We see seasonal variation, and perhaps we see business cycles on top of a slower trend. […] The seasonal variation looks like an additive effect, say an annual fluctation with amplitude around 1 percentage point.

We are interested here in comparing the spectrum of the two series, so we won’t differentiate the series. We can use the approximate Fisher \(F_{2,2}\) distribution to perform a two-sided test for the null hypothesis of equality of spectra.

perio <- spec.pgram(fast = TRUE, ts.union(u1, u2), spans = c(3, 5, 3), taper = 0.2, 
    plot = FALSE)
plot(perio, log = "dB", sub = "", main = "US unemployment.\n Raw (black) and seasonally adjusted (red)")

plot(perio$freq, log(perio$spec[, 2]/perio$spec[, 1]), type = "l", ylab = "frequency ratio (log scale)", 
    xlab = "frequency", main = "Frequency response", ylim = c(-7, 7))
abline(h = log(c(qf(0.025, 2, 2), qf(0.975, 2, 2))), lty = "dashed", col = "red")
legend("topleft", lty = 2, col = 2, legend = expression(F[2, 2] ~ "quantiles, " ~ 
    alpha == 0.05), bty = "n")

What frequencies where removed by the seasonally adjusted series and what time period does these correspond to?

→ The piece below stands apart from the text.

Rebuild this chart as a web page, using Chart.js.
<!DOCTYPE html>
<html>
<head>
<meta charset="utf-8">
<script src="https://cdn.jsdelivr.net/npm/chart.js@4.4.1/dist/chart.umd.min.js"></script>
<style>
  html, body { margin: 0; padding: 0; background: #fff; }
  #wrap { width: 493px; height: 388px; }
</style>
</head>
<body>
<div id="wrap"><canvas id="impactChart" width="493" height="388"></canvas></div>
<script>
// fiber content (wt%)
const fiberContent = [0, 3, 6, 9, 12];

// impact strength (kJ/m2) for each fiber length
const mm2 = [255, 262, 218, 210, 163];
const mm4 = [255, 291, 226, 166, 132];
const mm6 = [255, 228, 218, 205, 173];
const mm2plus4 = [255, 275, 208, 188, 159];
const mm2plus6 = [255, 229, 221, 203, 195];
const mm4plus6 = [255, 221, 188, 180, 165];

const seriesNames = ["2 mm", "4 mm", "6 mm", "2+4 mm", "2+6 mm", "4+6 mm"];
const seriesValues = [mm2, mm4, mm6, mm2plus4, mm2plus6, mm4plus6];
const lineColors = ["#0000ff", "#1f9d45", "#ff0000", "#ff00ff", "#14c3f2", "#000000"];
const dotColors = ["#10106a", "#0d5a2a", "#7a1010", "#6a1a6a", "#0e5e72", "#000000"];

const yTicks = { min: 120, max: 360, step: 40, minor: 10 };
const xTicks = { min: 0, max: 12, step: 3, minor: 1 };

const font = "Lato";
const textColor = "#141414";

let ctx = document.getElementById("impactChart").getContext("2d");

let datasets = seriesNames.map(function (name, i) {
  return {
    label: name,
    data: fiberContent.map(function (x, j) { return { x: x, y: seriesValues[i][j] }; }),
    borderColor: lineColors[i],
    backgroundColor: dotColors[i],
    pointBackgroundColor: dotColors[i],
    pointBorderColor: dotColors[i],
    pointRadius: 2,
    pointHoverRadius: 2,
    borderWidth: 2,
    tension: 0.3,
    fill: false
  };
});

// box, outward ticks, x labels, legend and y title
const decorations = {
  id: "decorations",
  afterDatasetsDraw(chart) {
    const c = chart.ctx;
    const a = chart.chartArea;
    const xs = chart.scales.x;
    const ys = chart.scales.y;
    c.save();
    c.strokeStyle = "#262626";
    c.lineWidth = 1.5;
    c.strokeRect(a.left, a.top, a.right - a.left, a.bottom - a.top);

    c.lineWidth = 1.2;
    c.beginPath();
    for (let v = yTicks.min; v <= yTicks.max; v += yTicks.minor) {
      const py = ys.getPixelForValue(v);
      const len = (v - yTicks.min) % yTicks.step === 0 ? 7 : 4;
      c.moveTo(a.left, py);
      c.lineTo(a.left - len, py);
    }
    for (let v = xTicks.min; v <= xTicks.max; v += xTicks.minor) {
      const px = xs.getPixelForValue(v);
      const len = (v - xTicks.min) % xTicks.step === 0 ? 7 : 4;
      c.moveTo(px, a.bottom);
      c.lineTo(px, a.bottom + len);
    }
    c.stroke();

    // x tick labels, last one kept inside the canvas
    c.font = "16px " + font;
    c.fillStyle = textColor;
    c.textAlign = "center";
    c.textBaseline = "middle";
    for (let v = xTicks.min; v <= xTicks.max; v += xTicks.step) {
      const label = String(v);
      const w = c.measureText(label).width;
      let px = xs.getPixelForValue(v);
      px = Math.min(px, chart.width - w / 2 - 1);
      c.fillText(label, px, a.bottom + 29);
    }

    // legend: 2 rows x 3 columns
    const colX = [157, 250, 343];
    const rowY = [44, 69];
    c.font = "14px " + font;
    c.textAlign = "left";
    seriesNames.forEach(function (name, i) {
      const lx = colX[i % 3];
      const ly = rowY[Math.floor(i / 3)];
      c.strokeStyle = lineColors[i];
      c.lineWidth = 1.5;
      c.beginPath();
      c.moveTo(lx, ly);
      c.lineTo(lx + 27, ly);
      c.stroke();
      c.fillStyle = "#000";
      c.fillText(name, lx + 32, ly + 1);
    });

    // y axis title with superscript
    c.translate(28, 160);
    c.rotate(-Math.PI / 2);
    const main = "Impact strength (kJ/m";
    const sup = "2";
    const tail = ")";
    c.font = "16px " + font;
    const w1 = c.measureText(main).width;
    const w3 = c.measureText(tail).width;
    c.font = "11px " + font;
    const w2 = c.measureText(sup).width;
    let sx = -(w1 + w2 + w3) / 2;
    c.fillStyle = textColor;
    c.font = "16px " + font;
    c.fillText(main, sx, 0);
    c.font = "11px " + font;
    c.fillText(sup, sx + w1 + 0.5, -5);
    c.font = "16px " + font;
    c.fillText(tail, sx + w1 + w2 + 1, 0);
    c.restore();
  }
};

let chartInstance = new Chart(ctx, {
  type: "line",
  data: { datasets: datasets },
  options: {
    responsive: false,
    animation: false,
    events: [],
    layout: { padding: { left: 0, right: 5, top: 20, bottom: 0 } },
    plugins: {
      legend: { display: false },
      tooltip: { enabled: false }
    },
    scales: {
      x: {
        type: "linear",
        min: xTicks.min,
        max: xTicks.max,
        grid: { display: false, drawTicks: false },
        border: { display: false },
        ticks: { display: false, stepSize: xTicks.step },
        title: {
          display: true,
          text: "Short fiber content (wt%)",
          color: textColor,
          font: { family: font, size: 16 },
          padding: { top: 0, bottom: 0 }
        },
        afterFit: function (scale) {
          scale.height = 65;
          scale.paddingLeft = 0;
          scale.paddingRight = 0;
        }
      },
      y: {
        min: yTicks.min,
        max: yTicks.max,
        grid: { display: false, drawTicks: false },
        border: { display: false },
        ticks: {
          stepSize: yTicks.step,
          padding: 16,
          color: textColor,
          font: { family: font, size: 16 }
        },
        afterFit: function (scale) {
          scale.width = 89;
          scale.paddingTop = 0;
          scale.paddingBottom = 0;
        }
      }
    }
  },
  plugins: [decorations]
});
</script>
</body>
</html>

One could identify business cycles or focus and separate high frequency and low frequency by using low pass or high pass filters. This is basically smoothing. One could use loess, which uses local linear fit, to achieve this, but any other smoother discussed above could also achieve the objective. The argument span in loess is the bandwidth parameter (the larger, the more observations are taken into account).

# Low pass and high pass filter
u_low <- ts(loess(u1 ~ time(u1), span = 0.5)$fitted, start = 1948, frequency = 12)
u_hi <- ts(u1 - loess(u1 ~ time(u1), span = 0.1)$fitted, start = 1948, frequency = 12)
u_cycles <- u1 - u_hi - u_low
plot(ts.union(Raw = u1, Low = u_low, High = u_hi, `Business cycles` = u_cycles), 
    ylab = "main", main = "Decomposition of unemployment (trend + noise + cycles)")

4.3.2 Exercise 1: Southern oscillation index (SOI) and fish recruitement

The data soi from the package astsa contains 453 monthly measures of the SOI. The dataset rec contains fish recruitement statistics for the same period.

Perform a spectral analysis using a parametric estimator based on an AR model.
Plot the log-periodograms of both series on the decibel scale
Identify the main frequencies of the series.
Try out different tapers and different degrees. Note the impact of the latter.
Smooth the series using a low-pass filter and extract the seasonal variation. Plot the periodogram and comment on the resulting estimate.